--- start of DATA SECTION ---
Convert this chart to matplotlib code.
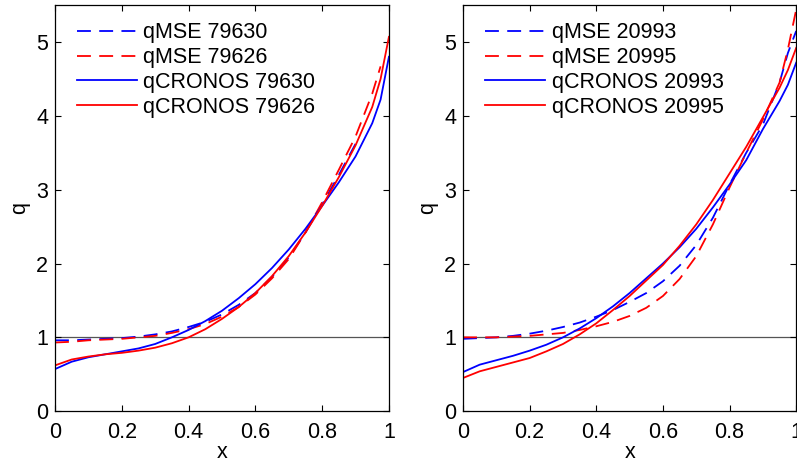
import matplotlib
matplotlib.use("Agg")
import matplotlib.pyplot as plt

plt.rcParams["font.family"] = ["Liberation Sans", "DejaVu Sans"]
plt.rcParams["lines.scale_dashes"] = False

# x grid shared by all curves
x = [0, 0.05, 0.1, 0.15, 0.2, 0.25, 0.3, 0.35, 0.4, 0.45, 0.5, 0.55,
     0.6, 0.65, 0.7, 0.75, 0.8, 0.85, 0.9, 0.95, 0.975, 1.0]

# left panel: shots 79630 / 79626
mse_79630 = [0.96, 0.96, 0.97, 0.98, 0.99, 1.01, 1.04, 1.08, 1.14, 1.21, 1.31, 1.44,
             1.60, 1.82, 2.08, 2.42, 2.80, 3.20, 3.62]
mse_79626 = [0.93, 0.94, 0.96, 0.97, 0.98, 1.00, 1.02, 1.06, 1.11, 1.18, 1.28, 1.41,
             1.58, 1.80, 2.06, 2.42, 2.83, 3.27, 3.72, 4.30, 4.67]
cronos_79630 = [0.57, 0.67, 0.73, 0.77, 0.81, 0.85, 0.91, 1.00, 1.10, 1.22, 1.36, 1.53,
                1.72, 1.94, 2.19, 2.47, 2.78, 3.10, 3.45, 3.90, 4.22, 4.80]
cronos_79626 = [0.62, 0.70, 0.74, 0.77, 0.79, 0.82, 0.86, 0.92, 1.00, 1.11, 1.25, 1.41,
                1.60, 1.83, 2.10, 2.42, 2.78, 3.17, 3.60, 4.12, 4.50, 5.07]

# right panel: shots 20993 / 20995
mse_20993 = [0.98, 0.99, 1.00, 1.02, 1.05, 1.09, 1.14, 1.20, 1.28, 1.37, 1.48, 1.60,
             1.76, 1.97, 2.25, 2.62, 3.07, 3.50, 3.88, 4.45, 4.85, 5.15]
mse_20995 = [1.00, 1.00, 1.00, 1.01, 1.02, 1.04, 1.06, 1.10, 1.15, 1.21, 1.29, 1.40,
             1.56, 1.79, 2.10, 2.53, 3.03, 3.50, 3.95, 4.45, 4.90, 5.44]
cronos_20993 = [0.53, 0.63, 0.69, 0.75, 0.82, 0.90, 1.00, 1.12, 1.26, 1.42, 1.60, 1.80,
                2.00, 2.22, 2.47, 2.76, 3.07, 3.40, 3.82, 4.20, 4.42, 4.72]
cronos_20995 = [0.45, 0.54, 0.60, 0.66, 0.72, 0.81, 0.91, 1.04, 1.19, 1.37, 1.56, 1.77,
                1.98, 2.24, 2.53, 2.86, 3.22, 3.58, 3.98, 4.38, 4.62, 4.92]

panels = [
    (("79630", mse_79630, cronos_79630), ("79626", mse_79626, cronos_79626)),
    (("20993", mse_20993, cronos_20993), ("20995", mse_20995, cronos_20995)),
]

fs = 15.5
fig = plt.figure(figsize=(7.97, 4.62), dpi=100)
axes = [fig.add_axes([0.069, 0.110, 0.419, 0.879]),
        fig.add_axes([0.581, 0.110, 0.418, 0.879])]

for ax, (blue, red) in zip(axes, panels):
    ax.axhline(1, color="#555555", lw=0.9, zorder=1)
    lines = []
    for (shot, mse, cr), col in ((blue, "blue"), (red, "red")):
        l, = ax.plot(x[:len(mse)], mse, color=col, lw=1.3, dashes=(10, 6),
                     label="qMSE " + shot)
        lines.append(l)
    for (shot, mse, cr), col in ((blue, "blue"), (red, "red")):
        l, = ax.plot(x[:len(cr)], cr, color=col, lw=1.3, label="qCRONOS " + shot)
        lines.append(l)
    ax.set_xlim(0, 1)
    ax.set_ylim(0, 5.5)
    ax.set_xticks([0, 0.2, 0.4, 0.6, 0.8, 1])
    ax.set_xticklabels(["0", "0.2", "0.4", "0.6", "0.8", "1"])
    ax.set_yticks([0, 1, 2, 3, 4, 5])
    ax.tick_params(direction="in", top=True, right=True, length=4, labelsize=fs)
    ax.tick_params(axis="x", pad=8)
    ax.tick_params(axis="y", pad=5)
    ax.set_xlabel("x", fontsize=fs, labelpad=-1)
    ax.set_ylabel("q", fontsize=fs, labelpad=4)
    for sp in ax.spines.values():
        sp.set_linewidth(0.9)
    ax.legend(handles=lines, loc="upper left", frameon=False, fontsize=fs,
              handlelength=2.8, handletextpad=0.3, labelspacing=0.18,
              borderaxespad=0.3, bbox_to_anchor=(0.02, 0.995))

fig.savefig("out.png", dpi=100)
--- end of DATA SECTION ---
Quote the listing above in full, except for the pictures.

Convert this chart to matplotlib code.
import matplotlib
matplotlib.use("Agg")
import matplotlib.pyplot as plt

plt.rcParams["font.family"] = ["Liberation Sans", "DejaVu Sans"]
plt.rcParams["lines.scale_dashes"] = False

# x grid shared by all curves
x = [0, 0.05, 0.1, 0.15, 0.2, 0.25, 0.3, 0.35, 0.4, 0.45, 0.5, 0.55,
     0.6, 0.65, 0.7, 0.75, 0.8, 0.85, 0.9, 0.95, 0.975, 1.0]

# left panel: shots 79630 / 79626
mse_79630 = [0.96, 0.96, 0.97, 0.98, 0.99, 1.01, 1.04, 1.08, 1.14, 1.21, 1.31, 1.44,
             1.60, 1.82, 2.08, 2.42, 2.80, 3.20, 3.62]
mse_79626 = [0.93, 0.94, 0.96, 0.97, 0.98, 1.00, 1.02, 1.06, 1.11, 1.18, 1.28, 1.41,
             1.58, 1.80, 2.06, 2.42, 2.83, 3.27, 3.72, 4.30, 4.67]
cronos_79630 = [0.57, 0.67, 0.73, 0.77, 0.81, 0.85, 0.91, 1.00, 1.10, 1.22, 1.36, 1.53,
                1.72, 1.94, 2.19, 2.47, 2.78, 3.10, 3.45, 3.90, 4.22, 4.80]
cronos_79626 = [0.62, 0.70, 0.74, 0.77, 0.79, 0.82, 0.86, 0.92, 1.00, 1.11, 1.25, 1.41,
                1.60, 1.83, 2.10, 2.42, 2.78, 3.17, 3.60, 4.12, 4.50, 5.07]

# right panel: shots 20993 / 20995
mse_20993 = [0.98, 0.99, 1.00, 1.02, 1.05, 1.09, 1.14, 1.20, 1.28, 1.37, 1.48, 1.60,
             1.76, 1.97, 2.25, 2.62, 3.07, 3.50, 3.88, 4.45, 4.85, 5.15]
mse_20995 = [1.00, 1.00, 1.00, 1.01, 1.02, 1.04, 1.06, 1.10, 1.15, 1.21, 1.29, 1.40,
             1.56, 1.79, 2.10, 2.53, 3.03, 3.50, 3.95, 4.45, 4.90, 5.44]
cronos_20993 = [0.53, 0.63, 0.69, 0.75, 0.82, 0.90, 1.00, 1.12, 1.26, 1.42, 1.60, 1.80,
                2.00, 2.22, 2.47, 2.76, 3.07, 3.40, 3.82, 4.20, 4.42, 4.72]
cronos_20995 = [0.45, 0.54, 0.60, 0.66, 0.72, 0.81, 0.91, 1.04, 1.19, 1.37, 1.56, 1.77,
                1.98, 2.24, 2.53, 2.86, 3.22, 3.58, 3.98, 4.38, 4.62, 4.92]

panels = [
    (("79630", mse_79630, cronos_79630), ("79626", mse_79626, cronos_79626)),
    (("20993", mse_20993, cronos_20993), ("20995", mse_20995, cronos_20995)),
]

fs = 15.5
fig = plt.figure(figsize=(7.97, 4.62), dpi=100)
axes = [fig.add_axes([0.069, 0.110, 0.419, 0.879]),
        fig.add_axes([0.581, 0.110, 0.418, 0.879])]

for ax, (blue, red) in zip(axes, panels):
    ax.axhline(1, color="#555555", lw=0.9, zorder=1)
    lines = []
    for (shot, mse, cr), col in ((blue, "blue"), (red, "red")):
        l, = ax.plot(x[:len(mse)], mse, color=col, lw=1.3, dashes=(10, 6),
                     label="qMSE " + shot)
        lines.append(l)
    for (shot, mse, cr), col in ((blue, "blue"), (red, "red")):
        l, = ax.plot(x[:len(cr)], cr, color=col, lw=1.3, label="qCRONOS " + shot)
        lines.append(l)
    ax.set_xlim(0, 1)
    ax.set_ylim(0, 5.5)
    ax.set_xticks([0, 0.2, 0.4, 0.6, 0.8, 1])
    ax.set_xticklabels(["0", "0.2", "0.4", "0.6", "0.8", "1"])
    ax.set_yticks([0, 1, 2, 3, 4, 5])
    ax.tick_params(direction="in", top=True, right=True, length=4, labelsize=fs)
    ax.tick_params(axis="x", pad=8)
    ax.tick_params(axis="y", pad=5)
    ax.set_xlabel("x", fontsize=fs, labelpad=-1)
    ax.set_ylabel("q", fontsize=fs, labelpad=4)
    for sp in ax.spines.values():
        sp.set_linewidth(0.9)
    ax.legend(handles=lines, loc="upper left", frameon=False, fontsize=fs,
              handlelength=2.8, handletextpad=0.3, labelspacing=0.18,
              borderaxespad=0.3, bbox_to_anchor=(0.02, 0.995))

fig.savefig("out.png", dpi=100)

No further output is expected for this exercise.